Healthcare is shifting its focus from volume to value, which essentially means placing emphasis on the quality of care. Quality health care should take precedence over anything else. Successful navigation of a value-based system will require all healthcare entities to become proficient in documentation and data analytics.The Centers for Medicare and Medicaid Services (CMS) and other regulatory agencies utilize coded data to assess performance and outcomes. Coded data is derived from clinical documentation provided during the patient encounter. Healthcare entities that will fare the best under the new value-based system will have an integrated clinical documentation program in place that facilitates an accurate depiction of each patient’s level of care, symptoms, diagnoses, treatment, and outcomes. Summarily, accurate clinical documentation supports correct coding, charge capture, billing, and reimbursement.

The result is that hospital and physician profiles will reflect the appropriate quality of care provided and support resources utilized. Clinical documentation improvement (CDI) initiatives are paramount to ensure the integrity of the data that will be used to assess performance and reimbursement.

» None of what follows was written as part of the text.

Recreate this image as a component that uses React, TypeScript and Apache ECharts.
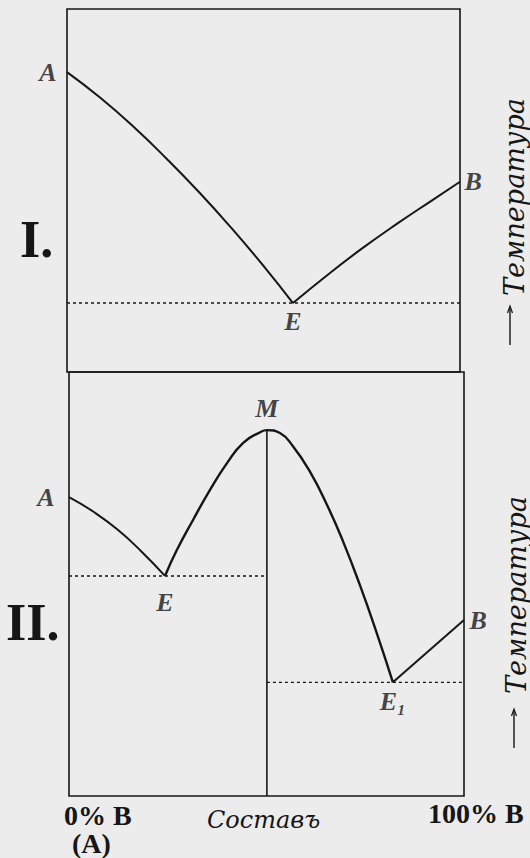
import React, { useEffect, useRef } from "react";
import * as echarts from "echarts";

// ---------- Panel I: simple eutectic (composition % B vs. temperature, relative units)
const p1CurveAE: number[][] = [
  [0, 82.6], [8.4, 75.6], [16.8, 67.7], [25.4, 58.7], [33.8, 49.3], [42.2, 39.2], [50.4, 28.7], [57.5, 19.0],
];
const p1CurveEB: number[][] = [
  [57.5, 19.0], [67.4, 27.7], [75.8, 34.6], [84.2, 41.0], [92.9, 47.3], [100, 52.4],
];
const p1Eutectic: number[][] = [[0, 19.0], [100, 19.0]];

// ---------- Panel II: compound M with two eutectics E and E1
const p2CurveAE: number[][] = [
  [0, 70.5], [6.1, 67.1], [12.2, 62.9], [18.2, 57.8], [24.3, 51.9],
];
const p2CurveEME1: number[][] = [
  [24.3, 51.9], [27.3, 58.0], [31.4, 65.1], [35.7, 72.2], [40.0, 78.5], [44.1, 83.3], [48.4, 85.8],
  [50.1, 86.3], [53.4, 85.6], [56.7, 82.5], [61.0, 76.5], [65.3, 68.7], [69.4, 60.0], [73.7, 49.6],
  [78.0, 38.2], [82.0, 26.8],
];
const p2CurveE1B: number[][] = [[82.0, 26.8], [100, 41.5]];
const p2EutecticE: number[][] = [[0, 51.9], [50.1, 51.9]];
const p2EutecticE1: number[][] = [[50.1, 26.8], [100, 26.8]];
const p2Compound: number[][] = [[50.1, 86.3], [50.1, 0]];

// ---------- Texts
const p1Names = ["A", "E", "B"];
const p2Names = ["A", "E", "M", "E₁", "B"];
const panelTitles = ["I.", "II."];
const tempLabel = "Температура";
const xLabels = ["0% B", "(A)", "100% B"];
const xTitle = "Составъ";

const INK = "#161616";
const BG = "#ececec";
const SERIF = "'Liberation Serif', 'DejaVu Serif', serif";

function curve(data: number[][], gi: number, width: number, extra: any = {}) {
  return {
    type: "line",
    xAxisIndex: gi,
    yAxisIndex: gi,
    data,
    symbol: "none",
    silent: true,
    lineStyle: { color: INK, width, ...(extra.lineStyle || {}) },
    smooth: extra.smooth ?? false,
    z: extra.z ?? 3,
  };
}

function letterPoint(value: number[], text: string, position: string, distance: number) {
  return {
    value,
    label: {
      show: true,
      formatter: text,
      position,
      distance,
      color: INK,
      fontFamily: SERIF,
      fontStyle: "italic",
      fontWeight: "bold",
      fontSize: 26,
    },
  };
}

export default function App() {
  const ref = useRef<HTMLDivElement>(null);

  useEffect(() => {
    if (!ref.current) return;
    const chart = echarts.init(ref.current, undefined, { renderer: "svg" });

    const dotted = { lineStyle: { type: [3, 3], width: 1.4 }, z: 2 };

    const option: any = {
      animation: false,
      backgroundColor: BG,
      grid: [
        { left: 67, top: 9, width: 393, height: 363, show: true, borderColor: INK, borderWidth: 1.6, backgroundColor: "transparent" },
        { left: 69, top: 372, width: 395, height: 424, show: true, borderColor: INK, borderWidth: 1.6, backgroundColor: "transparent" },
      ],
      xAxis: [0, 1].map((i) => ({
        type: "value", gridIndex: i, min: 0, max: 100, show: false,
      })),
      yAxis: [0, 1].map((i) => ({
        type: "value", gridIndex: i, min: 0, max: 100, show: false,
      })),
      series: [
        // Panel I
        curve(p1CurveAE, 0, 2, { smooth: true }),
        curve(p1CurveEB, 0, 2, { smooth: true }),
        curve(p1Eutectic, 0, 1.4, dotted),
        {
          type: "scatter", xAxisIndex: 0, yAxisIndex: 0, symbolSize: 1, silent: true,
          itemStyle: { color: "transparent" },
          data: [
            letterPoint(p1CurveAE[0], p1Names[0], "left", 10),
            letterPoint(p1CurveEB[0], p1Names[1], "bottom", 5),
            letterPoint(p1CurveEB[p1CurveEB.length - 1], p1Names[2], "right", 4),
          ],
        },
        // Panel II
        curve(p2CurveAE, 1, 2, { smooth: true }),
        curve(p2CurveEME1, 1, 2.4, { smooth: true }),
        curve(p2CurveE1B, 1, 2),
        curve(p2EutecticE, 1, 1.4, dotted),
        curve(p2EutecticE1, 1, 1.4, dotted),
        curve(p2Compound, 1, 1.6),
        {
          type: "scatter", xAxisIndex: 1, yAxisIndex: 1, symbolSize: 1, silent: true,
          itemStyle: { color: "transparent" },
          data: [
            letterPoint(p2CurveAE[0], p2Names[0], "left", 14),
            letterPoint(p2CurveAE[p2CurveAE.length - 1], p2Names[1], "bottom", 13),
            letterPoint(p2Compound[0], p2Names[2], "top", 8),
            letterPoint(p2CurveE1B[0], p2Names[3], "bottom", 6),
            letterPoint(p2CurveE1B[1], p2Names[4], "right", 5),
          ],
        },
      ],
      graphic: [
        { type: "text", left: 20, top: 213, style: { text: panelTitles[0], font: `bold 52px ${SERIF}`, fill: INK } },
        { type: "text", left: 6, top: 596, style: { text: panelTitles[1], font: `bold 52px ${SERIF}`, fill: INK } },
        // Temperature labels (rotated, reading upward) with arrows
        {
          type: "text", x: 514, y: 197, rotation: Math.PI / 2,
          style: { text: tempLabel, font: `italic 27px 'DejaVu Serif', serif`, fill: INK, align: "center", verticalAlign: "middle", textAlign: "center", textVerticalAlign: "middle" },
        },
        { type: "line", shape: { x1: 510, y1: 345, x2: 510, y2: 307 }, style: { stroke: INK, lineWidth: 1.4 } },
        { type: "polyline", shape: { points: [[507.5, 313], [510, 306], [512.5, 313]] }, style: { stroke: INK, lineWidth: 1.2, fill: "none" } },
        {
          type: "text", x: 516, y: 595, rotation: Math.PI / 2,
          style: { text: tempLabel, font: `italic 27px 'DejaVu Serif', serif`, fill: INK, align: "center", verticalAlign: "middle", textAlign: "center", textVerticalAlign: "middle" },
        },
        { type: "line", shape: { x1: 514, y1: 748, x2: 514, y2: 710 }, style: { stroke: INK, lineWidth: 1.4 } },
        { type: "polyline", shape: { points: [[511.5, 716], [514, 709], [516.5, 716]] }, style: { stroke: INK, lineWidth: 1.2, fill: "none" } },
        // Composition axis labels
        { type: "text", left: 64, top: 801, style: { text: xLabels[0], font: `bold 28px ${SERIF}`, fill: INK } },
        { type: "text", left: 72, top: 829, style: { text: xLabels[1], font: `bold 28px ${SERIF}`, fill: INK } },
        { type: "text", left: 428, top: 799, style: { text: xLabels[2], font: `bold 28px ${SERIF}`, fill: INK } },
        { type: "text", left: 207, top: 808, style: { text: xTitle, font: `italic 24px 'DejaVu Serif', serif`, fill: INK } },
      ],
    };

    chart.setOption(option);
    return () => chart.dispose();
  }, []);

  return (
    <div
      ref={ref}
      style={{ position: "absolute", left: 0, top: 0, width: 530, height: 858, background: BG }}
    />
  );
}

Consistent documentation improvement will require a CDI infrastructure that goes beyond the basic CDI concepts of documentation clarification and improved reimbursement. CDI programs that include all aspects of the patient continuum will be most effective. Quality must be the underlying goal and objective of CDI and must be communicated as such to the providers and the leadership team. Once quality of care becomes the focus of the CDI program, it will be easier to garner support and engage providers.

Following are the integral aspects of the initiative:

  • Develop an integrated CDI program that involves all areas that affect performance, such as physicians and other providers, case management, nursing, pharmacy, PT/OT/ST, and quality. An integrated approach will support data integrity by ensuring that the clinical information is complete and interpreted uniformly.
  • Establish mechanisms that engage physicians and provide non-intrusive documentation improvement support and education at the point of care. Physicians comply with CDI initiatives that occur while they are caring for the patient if the process does not directly interfere with patient care.
  • Create metrics that conform to clinical documentation best practices, but incorporate metrics that are rooted in quality.
  • Perform data analysis frequently, and regularly disseminate the information to the CDI team, leadership team, providers, and revenue cycle team.
  • Document and communicate all outcomes or information that impede quality during the patient encounter to allow for interventions that promote performance improvement and better outcomes.
  • Provide individual performance results to providers, patient care areas, clinical documentation specialists, and coders. These areas will be instrumental in improving documentation concerning malnutrition, complex pneumonia, and decubitus ulcers.
  • Assess coding quality and provide education to coders as needed. Ensure that coders and clinical documentation specialists receive joint education regularly, especially about coding updates and documentation principles. Engage physicians, dieticians, respiratory therapists, wound care and other areas to assist with education as necessary. Provide peer-to-peer physician education for physicians or providers that are detrimental to the documentation improvement program.
  • Lead the efforts to profile performance and quality of care by managing the quality and integrity of the data. Institute policies and procedures that govern the data that is used internally and externally. Data sources should be standardized, and the reporting and use of data should be identified and validated. Data integrity and reliability will solidify physician engagement and provide an accurate picture of the quality of care, resources used, and appropriate reimbursement.
  • Establish documentation templates and standardized definitions of clinical indicators. Templates, especially for EHR, will make it easier for providers to deliver appropriate documentation. The documentation improvement team should be allowed to assist with the design of documentation templates and EHR implementations and updates. Examine documentation for gaps in documentation and quality, and implement standardized documentation protocols to circumvent deficiencies that are related to insufficient documentation.
  • Celebrate successes and laud accomplishments! Own performance and quality of care. Don’t rely on outside entities to define the quality of care for your organizations. Use CDI initiatives to build a foundation of quality patient care that is insurmountable and unprecedented.

The value of clinical documentation programs in a value-based system has been raised astronomically, and it is crucial to delineating quality of care.